## begin Data for the task
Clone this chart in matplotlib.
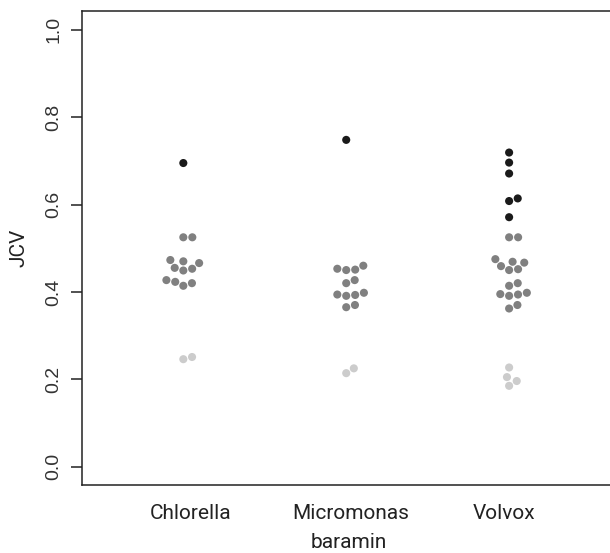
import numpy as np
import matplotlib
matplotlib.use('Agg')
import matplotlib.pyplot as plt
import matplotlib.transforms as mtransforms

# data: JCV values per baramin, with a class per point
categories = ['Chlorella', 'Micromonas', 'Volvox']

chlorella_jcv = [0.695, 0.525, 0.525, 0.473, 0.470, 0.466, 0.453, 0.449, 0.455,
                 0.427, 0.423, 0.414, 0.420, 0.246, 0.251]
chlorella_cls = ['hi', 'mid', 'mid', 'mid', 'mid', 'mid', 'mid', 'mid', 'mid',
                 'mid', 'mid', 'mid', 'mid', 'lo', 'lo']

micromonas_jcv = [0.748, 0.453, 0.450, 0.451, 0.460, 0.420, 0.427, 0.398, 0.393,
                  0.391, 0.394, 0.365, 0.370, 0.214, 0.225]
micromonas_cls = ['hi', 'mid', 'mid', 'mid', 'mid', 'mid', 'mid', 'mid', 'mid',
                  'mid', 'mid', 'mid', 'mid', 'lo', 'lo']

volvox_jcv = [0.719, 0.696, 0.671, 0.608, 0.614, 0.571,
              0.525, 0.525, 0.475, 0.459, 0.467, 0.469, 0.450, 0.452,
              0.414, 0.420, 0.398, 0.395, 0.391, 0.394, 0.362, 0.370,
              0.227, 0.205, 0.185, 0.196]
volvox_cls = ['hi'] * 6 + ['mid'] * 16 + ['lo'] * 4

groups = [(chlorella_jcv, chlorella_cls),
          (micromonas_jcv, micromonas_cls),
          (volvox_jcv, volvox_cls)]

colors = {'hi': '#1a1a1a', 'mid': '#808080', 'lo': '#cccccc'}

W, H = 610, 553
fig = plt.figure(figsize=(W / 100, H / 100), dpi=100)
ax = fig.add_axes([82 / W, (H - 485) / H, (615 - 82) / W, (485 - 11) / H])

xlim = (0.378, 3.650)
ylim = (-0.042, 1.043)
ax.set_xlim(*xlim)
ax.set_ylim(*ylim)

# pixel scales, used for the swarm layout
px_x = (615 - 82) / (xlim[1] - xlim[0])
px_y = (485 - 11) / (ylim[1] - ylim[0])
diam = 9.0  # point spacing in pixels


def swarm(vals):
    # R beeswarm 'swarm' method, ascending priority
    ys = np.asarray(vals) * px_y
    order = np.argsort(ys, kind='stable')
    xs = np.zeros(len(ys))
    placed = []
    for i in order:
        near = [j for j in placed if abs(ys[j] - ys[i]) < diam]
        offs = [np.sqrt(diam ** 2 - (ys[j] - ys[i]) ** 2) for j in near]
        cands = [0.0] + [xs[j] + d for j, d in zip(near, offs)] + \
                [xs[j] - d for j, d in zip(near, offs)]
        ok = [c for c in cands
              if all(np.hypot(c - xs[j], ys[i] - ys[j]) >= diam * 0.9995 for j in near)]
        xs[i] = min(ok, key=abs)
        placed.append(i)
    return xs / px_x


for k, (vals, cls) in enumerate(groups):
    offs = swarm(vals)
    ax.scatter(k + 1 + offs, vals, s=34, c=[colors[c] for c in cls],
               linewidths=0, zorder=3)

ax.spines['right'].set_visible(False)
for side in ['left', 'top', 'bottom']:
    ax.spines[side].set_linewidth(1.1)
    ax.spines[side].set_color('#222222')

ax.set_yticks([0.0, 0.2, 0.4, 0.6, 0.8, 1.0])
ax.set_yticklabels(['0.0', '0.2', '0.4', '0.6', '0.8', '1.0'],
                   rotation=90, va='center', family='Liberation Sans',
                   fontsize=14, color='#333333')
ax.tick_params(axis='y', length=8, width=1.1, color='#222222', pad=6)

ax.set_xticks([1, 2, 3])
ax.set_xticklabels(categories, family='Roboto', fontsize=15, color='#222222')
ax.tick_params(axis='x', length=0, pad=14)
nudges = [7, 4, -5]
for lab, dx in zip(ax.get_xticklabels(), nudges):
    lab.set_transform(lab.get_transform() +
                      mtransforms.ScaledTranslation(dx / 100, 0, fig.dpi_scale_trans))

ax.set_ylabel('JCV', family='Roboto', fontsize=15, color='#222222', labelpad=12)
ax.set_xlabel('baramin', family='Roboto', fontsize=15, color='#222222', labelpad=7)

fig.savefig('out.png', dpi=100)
## end Data for the task
## begin Data for the task
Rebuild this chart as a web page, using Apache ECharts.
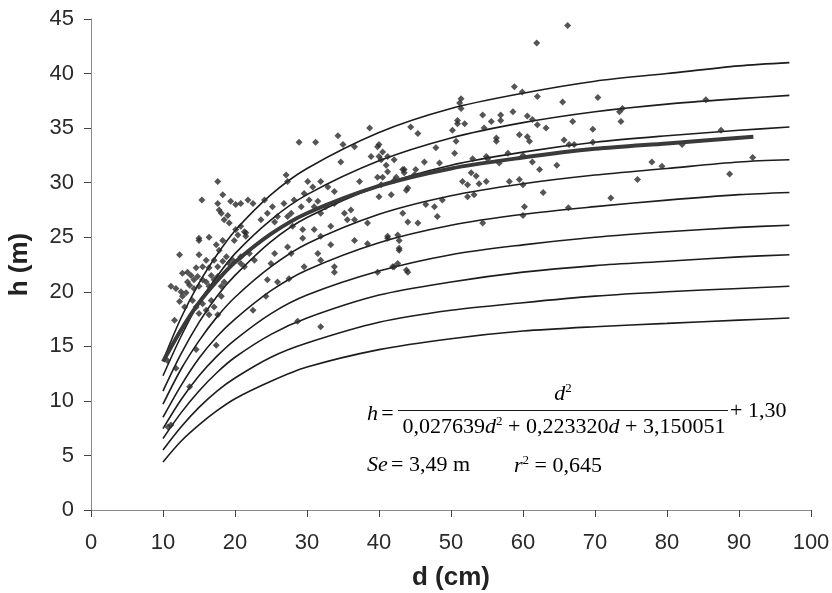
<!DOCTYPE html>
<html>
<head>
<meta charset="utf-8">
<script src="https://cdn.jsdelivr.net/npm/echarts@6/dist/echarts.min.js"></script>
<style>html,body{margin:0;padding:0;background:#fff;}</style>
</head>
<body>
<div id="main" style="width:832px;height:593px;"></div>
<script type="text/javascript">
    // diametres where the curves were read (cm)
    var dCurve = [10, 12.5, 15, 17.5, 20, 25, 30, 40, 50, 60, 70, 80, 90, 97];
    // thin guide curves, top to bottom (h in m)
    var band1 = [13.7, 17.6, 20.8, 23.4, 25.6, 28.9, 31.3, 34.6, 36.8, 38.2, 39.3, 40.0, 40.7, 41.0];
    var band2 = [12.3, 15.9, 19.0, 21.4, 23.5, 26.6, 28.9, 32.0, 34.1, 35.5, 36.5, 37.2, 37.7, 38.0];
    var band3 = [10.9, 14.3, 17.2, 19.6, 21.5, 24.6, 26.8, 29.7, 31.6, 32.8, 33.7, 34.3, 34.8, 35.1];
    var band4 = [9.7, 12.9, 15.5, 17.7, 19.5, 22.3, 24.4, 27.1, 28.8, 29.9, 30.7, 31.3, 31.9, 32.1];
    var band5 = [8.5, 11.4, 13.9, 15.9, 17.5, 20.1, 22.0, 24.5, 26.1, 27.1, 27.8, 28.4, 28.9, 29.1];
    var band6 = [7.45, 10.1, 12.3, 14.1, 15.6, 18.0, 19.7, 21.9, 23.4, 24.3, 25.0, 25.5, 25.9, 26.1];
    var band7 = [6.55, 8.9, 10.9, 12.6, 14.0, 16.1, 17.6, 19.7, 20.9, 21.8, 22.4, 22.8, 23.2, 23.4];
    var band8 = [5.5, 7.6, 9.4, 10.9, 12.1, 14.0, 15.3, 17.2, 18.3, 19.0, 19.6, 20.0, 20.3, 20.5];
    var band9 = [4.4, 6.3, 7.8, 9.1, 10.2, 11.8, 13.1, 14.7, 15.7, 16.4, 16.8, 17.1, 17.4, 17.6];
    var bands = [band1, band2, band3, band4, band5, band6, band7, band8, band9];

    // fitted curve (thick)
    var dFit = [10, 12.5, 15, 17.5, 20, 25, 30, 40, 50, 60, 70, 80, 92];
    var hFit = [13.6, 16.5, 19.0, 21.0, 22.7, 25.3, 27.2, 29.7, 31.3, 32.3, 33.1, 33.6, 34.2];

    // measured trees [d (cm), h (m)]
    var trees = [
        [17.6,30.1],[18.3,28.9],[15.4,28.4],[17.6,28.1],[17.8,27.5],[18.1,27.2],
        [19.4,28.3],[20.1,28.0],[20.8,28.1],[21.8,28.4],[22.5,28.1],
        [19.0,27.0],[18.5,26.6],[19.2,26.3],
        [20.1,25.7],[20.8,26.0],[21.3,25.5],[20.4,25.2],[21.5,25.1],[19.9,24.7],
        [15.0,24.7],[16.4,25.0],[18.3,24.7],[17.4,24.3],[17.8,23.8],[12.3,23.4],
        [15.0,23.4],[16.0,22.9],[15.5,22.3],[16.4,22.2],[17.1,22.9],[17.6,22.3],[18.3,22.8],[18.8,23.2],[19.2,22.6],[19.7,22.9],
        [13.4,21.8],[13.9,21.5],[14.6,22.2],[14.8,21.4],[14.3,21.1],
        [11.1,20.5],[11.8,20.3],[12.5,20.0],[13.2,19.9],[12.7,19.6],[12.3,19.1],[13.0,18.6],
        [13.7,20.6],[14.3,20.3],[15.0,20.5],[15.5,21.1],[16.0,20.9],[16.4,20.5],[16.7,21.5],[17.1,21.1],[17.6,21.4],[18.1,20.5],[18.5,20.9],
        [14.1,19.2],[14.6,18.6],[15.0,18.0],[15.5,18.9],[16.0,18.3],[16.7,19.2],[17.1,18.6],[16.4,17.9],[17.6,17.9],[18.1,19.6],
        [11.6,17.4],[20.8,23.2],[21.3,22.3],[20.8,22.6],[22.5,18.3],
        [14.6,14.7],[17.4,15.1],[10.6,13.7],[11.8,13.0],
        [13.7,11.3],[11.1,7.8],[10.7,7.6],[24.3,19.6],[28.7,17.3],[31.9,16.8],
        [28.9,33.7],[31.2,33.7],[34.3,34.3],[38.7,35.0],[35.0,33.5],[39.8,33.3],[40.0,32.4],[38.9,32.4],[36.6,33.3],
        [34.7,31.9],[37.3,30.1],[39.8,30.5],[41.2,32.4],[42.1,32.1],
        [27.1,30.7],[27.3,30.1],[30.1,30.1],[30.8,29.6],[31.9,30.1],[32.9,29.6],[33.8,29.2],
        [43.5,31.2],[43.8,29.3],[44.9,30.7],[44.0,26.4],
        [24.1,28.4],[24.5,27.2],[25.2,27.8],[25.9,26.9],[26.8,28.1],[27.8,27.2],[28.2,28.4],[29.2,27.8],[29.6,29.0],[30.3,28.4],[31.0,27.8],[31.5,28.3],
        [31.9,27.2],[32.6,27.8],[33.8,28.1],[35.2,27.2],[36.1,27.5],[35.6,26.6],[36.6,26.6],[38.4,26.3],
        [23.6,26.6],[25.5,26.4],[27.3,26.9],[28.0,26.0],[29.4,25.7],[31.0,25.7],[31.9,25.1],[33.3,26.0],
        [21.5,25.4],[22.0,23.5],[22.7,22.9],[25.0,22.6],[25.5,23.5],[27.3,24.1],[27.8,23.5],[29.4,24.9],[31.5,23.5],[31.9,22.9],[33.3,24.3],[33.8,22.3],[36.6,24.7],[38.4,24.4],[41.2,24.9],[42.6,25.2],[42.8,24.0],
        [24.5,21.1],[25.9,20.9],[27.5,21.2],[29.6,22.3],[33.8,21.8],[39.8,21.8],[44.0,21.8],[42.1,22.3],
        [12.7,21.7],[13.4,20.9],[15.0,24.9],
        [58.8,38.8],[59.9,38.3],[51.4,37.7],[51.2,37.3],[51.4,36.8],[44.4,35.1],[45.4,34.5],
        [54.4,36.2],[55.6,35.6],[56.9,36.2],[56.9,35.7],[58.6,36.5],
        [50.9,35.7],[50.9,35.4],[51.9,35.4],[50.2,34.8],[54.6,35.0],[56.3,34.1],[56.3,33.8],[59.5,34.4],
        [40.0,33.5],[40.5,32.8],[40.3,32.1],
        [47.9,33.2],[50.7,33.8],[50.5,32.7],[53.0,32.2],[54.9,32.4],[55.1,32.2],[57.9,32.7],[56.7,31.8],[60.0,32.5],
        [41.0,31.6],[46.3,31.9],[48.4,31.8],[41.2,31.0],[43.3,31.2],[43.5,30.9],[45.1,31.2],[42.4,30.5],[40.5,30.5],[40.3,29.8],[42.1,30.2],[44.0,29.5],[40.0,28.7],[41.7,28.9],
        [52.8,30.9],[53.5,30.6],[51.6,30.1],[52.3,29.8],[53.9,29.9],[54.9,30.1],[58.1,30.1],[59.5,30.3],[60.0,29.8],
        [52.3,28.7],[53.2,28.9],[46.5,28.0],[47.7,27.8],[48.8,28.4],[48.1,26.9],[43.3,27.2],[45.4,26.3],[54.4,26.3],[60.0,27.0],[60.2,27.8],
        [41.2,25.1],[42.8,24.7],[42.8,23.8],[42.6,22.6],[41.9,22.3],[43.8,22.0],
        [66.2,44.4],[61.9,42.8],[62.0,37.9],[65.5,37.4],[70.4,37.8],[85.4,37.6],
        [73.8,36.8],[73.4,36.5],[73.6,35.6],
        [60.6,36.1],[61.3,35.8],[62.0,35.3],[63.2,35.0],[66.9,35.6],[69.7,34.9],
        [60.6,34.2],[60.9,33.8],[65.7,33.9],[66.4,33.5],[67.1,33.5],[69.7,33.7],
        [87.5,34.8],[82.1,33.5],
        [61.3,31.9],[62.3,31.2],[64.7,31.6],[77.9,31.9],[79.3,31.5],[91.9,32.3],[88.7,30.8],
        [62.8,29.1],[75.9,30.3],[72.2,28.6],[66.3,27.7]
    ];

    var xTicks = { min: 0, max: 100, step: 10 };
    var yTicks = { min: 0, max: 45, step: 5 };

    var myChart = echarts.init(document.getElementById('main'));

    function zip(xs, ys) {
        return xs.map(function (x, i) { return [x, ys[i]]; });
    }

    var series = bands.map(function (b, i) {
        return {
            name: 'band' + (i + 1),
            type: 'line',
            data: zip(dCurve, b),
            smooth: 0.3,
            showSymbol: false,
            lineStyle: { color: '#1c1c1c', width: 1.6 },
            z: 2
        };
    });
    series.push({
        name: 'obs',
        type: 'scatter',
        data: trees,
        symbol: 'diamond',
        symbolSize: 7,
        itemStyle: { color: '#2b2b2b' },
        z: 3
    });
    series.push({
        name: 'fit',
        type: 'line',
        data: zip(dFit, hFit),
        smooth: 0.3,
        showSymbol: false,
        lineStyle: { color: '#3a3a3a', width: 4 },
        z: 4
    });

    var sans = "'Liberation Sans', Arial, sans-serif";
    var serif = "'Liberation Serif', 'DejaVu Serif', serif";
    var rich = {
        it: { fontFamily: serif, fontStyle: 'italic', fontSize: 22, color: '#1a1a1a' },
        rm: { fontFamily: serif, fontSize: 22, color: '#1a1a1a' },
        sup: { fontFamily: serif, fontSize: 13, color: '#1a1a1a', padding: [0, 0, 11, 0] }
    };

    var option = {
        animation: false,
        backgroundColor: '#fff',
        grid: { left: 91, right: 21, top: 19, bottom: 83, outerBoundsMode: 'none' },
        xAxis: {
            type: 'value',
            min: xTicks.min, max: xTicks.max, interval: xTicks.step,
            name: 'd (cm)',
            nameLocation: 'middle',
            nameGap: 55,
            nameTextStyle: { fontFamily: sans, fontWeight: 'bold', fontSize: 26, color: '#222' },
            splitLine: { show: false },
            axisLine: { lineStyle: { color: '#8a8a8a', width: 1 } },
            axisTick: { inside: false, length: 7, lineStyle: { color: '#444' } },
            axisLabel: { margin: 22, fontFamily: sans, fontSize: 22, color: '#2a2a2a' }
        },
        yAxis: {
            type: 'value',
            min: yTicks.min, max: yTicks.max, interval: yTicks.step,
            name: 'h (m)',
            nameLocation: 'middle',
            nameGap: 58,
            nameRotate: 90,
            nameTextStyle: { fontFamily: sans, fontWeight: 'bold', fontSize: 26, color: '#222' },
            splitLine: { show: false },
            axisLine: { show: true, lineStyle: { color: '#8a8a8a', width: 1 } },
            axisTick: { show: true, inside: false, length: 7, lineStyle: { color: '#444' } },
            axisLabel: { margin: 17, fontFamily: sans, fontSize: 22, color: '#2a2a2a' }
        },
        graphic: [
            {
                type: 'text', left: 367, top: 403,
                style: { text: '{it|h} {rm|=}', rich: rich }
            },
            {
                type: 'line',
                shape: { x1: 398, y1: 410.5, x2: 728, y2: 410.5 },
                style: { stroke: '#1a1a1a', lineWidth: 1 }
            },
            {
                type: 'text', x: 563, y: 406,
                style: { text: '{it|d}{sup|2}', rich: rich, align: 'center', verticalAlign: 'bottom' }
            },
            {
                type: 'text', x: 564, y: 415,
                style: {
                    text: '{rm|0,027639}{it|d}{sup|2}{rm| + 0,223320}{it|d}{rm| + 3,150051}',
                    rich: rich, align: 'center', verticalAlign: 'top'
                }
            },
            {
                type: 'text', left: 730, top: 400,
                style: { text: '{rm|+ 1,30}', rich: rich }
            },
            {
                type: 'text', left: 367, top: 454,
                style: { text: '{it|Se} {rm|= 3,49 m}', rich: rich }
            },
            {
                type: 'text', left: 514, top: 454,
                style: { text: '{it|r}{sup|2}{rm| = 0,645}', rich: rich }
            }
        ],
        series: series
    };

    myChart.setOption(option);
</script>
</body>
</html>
## end Data for the task
#### Exercise:
Copy every line in the records above that contains the word "matplotlib".

#### Result of this task:
Clone this chart in matplotlib.
import matplotlib
matplotlib.use('Agg')
import matplotlib.pyplot as plt
import matplotlib.transforms as mtransforms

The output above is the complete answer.